The council’s objection is based on Canada’s policy of requiring Cornwall Island residents returning from the United States to cross to the mainland city of Cornwall to clear customs. The council also contends that the configuration of a new toll plaza will cause traffic to back up.

The council said it “does not support the bridge opening at this time” and still has concerns and issues yet to be addressed by Canada’s Federal Bridge Corp., the Seaway International Bridge Corp. and the Canada Border Services Agency.

In 2010, the Canadian government announced the construction of the new North Channel Bridge through a $74.8 million project planned in four phases. The high-level bridge, built in 1962, has reached the end of its useful life, according to a release this week from the Federal Bridge Corp.

Canadian officials said the first two phases are now completed: the new low-level crossing, toll plaza and temporary border agency plaza.

Plans call for the high-level bridge to be dismantled and for Brookdale Avenue in Cornwall to be realigned. The project is expected to be finished in late 2016.

Mohawk Council of Akwesasne spokeswoman Shannon Scully Burns said regular meetings have been taking place with Canadian border officials to reach an agreement on an alternative reporting mechanism.

Under the current plan, Cornwall Island residents returning home from the United States — even if they are merely coming from the American side of the Mohawk reservation — must drive past their home on the island, cross the new span to report to Canadian customs, and then drive back across the bridge to get home.

Canadian customs had been situated on Cornwall Island, but that station was shut down during a dispute with the Mohawks over Canadian border agents’ being armed.

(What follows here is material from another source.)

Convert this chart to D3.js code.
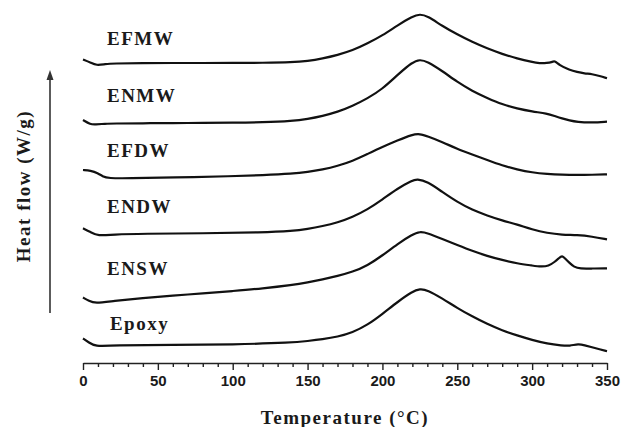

“There are several different options that we’ve explored,” Ms. Burns said. “In other places in Canada they have phone-in and video phone-in. If it went through, there would be some kind of station on the island where people would call in. Or we would maybe have law enforcement that could be there.”

Other problems that the Mohawk Council of Akwesasne wants addressed include additional lanes at the new toll plaza and a joint emergency response plan.

The council said in a statement Thursday that all three agencies have failed to “address emergency-related concerns on the bridge, such as ambulance accommodation.”

A meeting is scheduled for Monday with the Canada Border Services Agency and other officials, Ms. Burns said. “That will focus on the actual border crossing issues and the alternative reporting system,” she said.

Traffic congestion is also a concern. “The new customs plaza has five lanes, and those lanes are useless if there are only two lanes at the toll booth. According to our estimations, there will still be long lines going from over the bridge to the island,” Ms. Burns said.

Federal Bridge Corp. President and CEO Micheline Dube said in the release: “The new bridge incorporates advanced technology in its design and construction. It is a tremendous project for the FBCL team to provide Cornwall, Akwesasne and surrounding communities a sustainable and effective Canada-United States link. Together with its business partner, the St. Lawrence Seaway Development Corporation, FBCL looks forward to a very bright future for this important international bridge crossing.”

But because of the unresolved issues, the council said it will not participate in any ceremonies to open the bridge, Ms. Burns said.